A documentação a que você teve acesso mostra que a Previ entrou por decisão própria na BrT e foi colocada na Telemar? É isso?

Eu acho que a Previ participou voluntariamente do leilão. Acho que por uma decisão de bom negócio de investimento. Acho que a maneira como participou foi pouco, não foi bem analisada internamente. A maneira como entrou na BrT, por meio do fundo (do Opportunity), regulamento, condições depois de governança, tudo isso estava precariamente analisado. Posteriormente, surgiu a oportunidade de também participar na Telemar. Em função do ágio da Telemar, que era muito baixo, era uma oportunidade de negócios. Mas acho que também atendia a um interesse. Não dá para dizer tranqüilamente que (a Previ) foi empurrada, embora existam evidências não só internas, como sobretudo aqueles vazamentos dos grampos da época, e tal, de que havia, sim, partes interessadas no governo em que os fundos e, particularmente a Previ, aderissem a esse consórcio. Houve análise precária das conseqüências, tanto da estrutura de governança quanto do potencial conflito de interesses que no final acabou acontecendo e dificultando a presença da Previ nesses dois negócios.

E quando a Previ teve de escolher entre BrT e Telemar, por que optou pela BrT, quando o mercado esperava a opção pela Telemar?

Aí foi uma questão tática. A Anatel nos colocou a seguinte questão: tínhamos de suspender nossos direitos políticos, como participação em conselho, em acordo de acionistas e tomada de decisão em uma das duas companhias.

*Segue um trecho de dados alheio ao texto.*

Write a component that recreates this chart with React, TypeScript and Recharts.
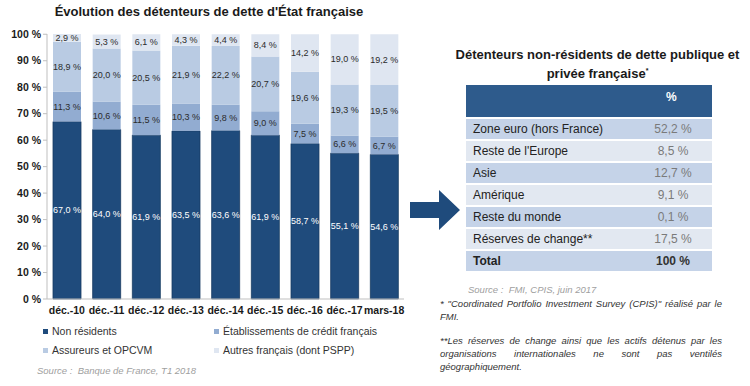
import React from "react";
import { BarChart, Bar, XAxis, YAxis, LabelList } from "recharts";

const periods = ["déc.-10", "déc.-11", "déc.-12", "déc.-13", "déc.-14", "déc.-15", "déc.-16", "déc.-17", "mars-18"];
const nonResidents = [67.0, 64.0, 61.9, 63.5, 63.6, 61.9, 58.7, 55.1, 54.6];
const etablissements = [11.3, 10.6, 11.5, 10.3, 9.8, 9.0, 7.5, 6.6, 6.7];
const assureurs = [18.9, 20.0, 20.5, 21.9, 22.2, 20.7, 19.6, 19.3, 19.5];
const autres = [2.9, 5.3, 6.1, 4.3, 4.4, 8.4, 14.2, 19.0, 19.2];
const yTicks = [0, 10, 20, 30, 40, 50, 60, 70, 80, 90, 100];

const regions = ["Zone euro (hors France)", "Reste de l'Europe", "Asie", "Amérique", "Reste du monde", "Réserves de change**"];
const regionShares = ["52,2 %", "8,5 %", "12,7 %", "9,1 %", "0,1 %", "17,5 %"];

const series = [
  { key: "nonResidents", name: "Non résidents", color: "#1f4b7c", text: "#ffffff" },
  { key: "etablissements", name: "Établissements de crédit français", color: "#92acd1", text: "#2b2b2b" },
  { key: "assureurs", name: "Assureurs et OPCVM", color: "#b9cbe3", text: "#2b2b2b" },
  { key: "autres", name: "Autres français (dont PSPP)", color: "#dfe6f1", text: "#2b2b2b" },
];

const data = periods.map((p, i) => ({
  period: p,
  nonResidents: nonResidents[i],
  etablissements: etablissements[i],
  assureurs: assureurs[i],
  autres: autres[i],
}));

const FONT = '"Liberation Sans", Arial, sans-serif';

const fmt = (v: any) => Number(v).toFixed(1).replace(".", ",") + " %";

// étiquette centrée dans le segment, sans retour à la ligne
const segLabel = (color: string) => (props: any) => {
  const { x, y, width, height, value } = props;
  return (
    <text
      x={Number(x) + Number(width) / 2}
      y={Number(y) + Number(height) / 2}
      textAnchor="middle"
      dominantBaseline="central"
      fontSize={9}
      fontFamily={FONT}
      fill={color}
    >
      {fmt(value)}
    </text>
  );
};

export default function App() {
  return (
    <div style={{ position: "absolute", left: 0, top: 0, width: 750, height: 386, background: "#fff", fontFamily: FONT, overflow: "hidden" }}>
      <div style={{ position: "absolute", left: 0, top: 4, width: 418, textAlign: "center", fontWeight: "bold", fontSize: 13, color: "#1a1a1a" }}>
        Évolution des détenteurs de dette d'État française
      </div>
      <div style={{ position: "absolute", left: 0, top: 0 }}>
        <BarChart width={420} height={320} data={data} margin={{ top: 34, right: 16, left: 0, bottom: 0 }}>
          <XAxis
            dataKey="period"
            height={21}
            tickLine={false}
            stroke="#bfbfbf"
            tick={{ fontSize: 10.5, fontWeight: "bold", fill: "#1a1a1a", fontFamily: FONT }}
            interval={0}
          />
          <YAxis
            width={47}
            domain={[0, 100]}
            ticks={yTicks}
            tickSize={4}
            stroke="#bfbfbf"
            tickFormatter={(v) => `${v} %`}
            tick={{ fontSize: 10.5, fontWeight: "bold", fill: "#1a1a1a", fontFamily: FONT }}
          />
          {series.map((s) => (
            <Bar
              key={s.key}
              dataKey={s.key}
              name={s.name}
              stackId="a"
              fill={s.color}
              barSize={28}
              stroke={s.key === "nonResidents" ? "#183b62" : "none"}
              strokeWidth={0.8}
              isAnimationActive={false}
            >
              <LabelList dataKey={s.key} content={segLabel(s.text)} />
            </Bar>
          ))}
        </BarChart>
      </div>

      {/* légende */}
      {series.map((s, i) => (
        <div
          key={s.key}
          style={{
            position: "absolute",
            left: i % 2 === 0 ? 43 : 214,
            top: i < 2 ? 325 : 344,
            fontSize: 10.5,
            color: "#333",
            display: "flex",
            alignItems: "center",
            whiteSpace: "nowrap",
          }}
        >
          <span style={{ display: "inline-block", width: 5, height: 5, background: s.color, marginRight: 4 }} />
          {s.name}
        </div>
      ))}
      <div style={{ position: "absolute", left: 37, top: 365, fontSize: 9.5, fontStyle: "italic", color: "#a0a0a0" }}>
        Source :&nbsp;&nbsp;Banque de France, T1 2018
      </div>

      {/* flèche */}
      <svg style={{ position: "absolute", left: 0, top: 0 }} width={750} height={386}>
        <polygon points="410,202 439,202 439,190 460,210 439,230 439,218 410,218" fill="#1f4b7c" />
      </svg>

      {/* tableau */}
      <div style={{ position: "absolute", left: 440, top: 47, width: 315, textAlign: "center", fontWeight: "bold", fontSize: 13, lineHeight: "16px", color: "#1a1a1a" }}>
        Détenteurs non-résidents de dette publique et
        <br />
        privée française<sup style={{ fontSize: 7 }}>*</sup>
      </div>
      <div style={{ position: "absolute", left: 466, top: 85, width: 246 }}>
        <div style={{ height: 32, background: "#2e5b8c", position: "relative" }}>
          <span style={{ position: "absolute", left: 200, top: 5, color: "#fff", fontWeight: "bold", fontSize: 12 }}>%</span>
        </div>
        {[...regions, "Total"].map((r, i) => {
          const total = i === regions.length;
          return (
            <div
              key={r}
              style={{
                height: 20,
                marginTop: 2,
                background: i % 2 === 0 ? "#c5d3e8" : "#e2e8f1",
                position: "relative",
                fontSize: 12,
                fontWeight: total ? "bold" : "normal",
              }}
            >
              <span style={{ position: "absolute", left: 7, top: 3, color: "#222" }}>{r}</span>
              <span style={{ position: "absolute", left: 170, width: 74, top: 3, textAlign: "center", color: total ? "#333" : "#7a7a7a" }}>
                {total ? "100 %" : regionShares[i]}
              </span>
            </div>
          );
        })}
      </div>

      <div style={{ position: "absolute", left: 468, top: 284, fontSize: 9.5, fontStyle: "italic", color: "#a0a0a0" }}>
        Source :&nbsp;&nbsp;FMI, CPIS, juin 2017
      </div>
      <div style={{ position: "absolute", left: 440, top: 297, width: 282, fontSize: 9.5, lineHeight: "13px", fontStyle: "italic", color: "#333", textAlign: "justify" }}>
        * "Coordinated Portfolio Investment Survey (CPIS)" réalisé par le FMI.
        <div style={{ height: 11 }} />
        **Les réserves de change ainsi que les actifs détenus par les organisations internationales ne sont pas ventilés géographiquement.
      </div>
    </div>
  );
}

Na Telemar, a gente não tinha nenhum histórico de conflito, como tínhamos na BrT. Tínhamos o Banco do Brasil e o BNDES com poderes societários importantes dentro do bloco de controle da Telemar. Não tínhamos tomado nenhum golpe dos sócios privados. Quer dizer, não era uma decisão crítica ficar afastado do conselho da Telemar. Já na BrT, era.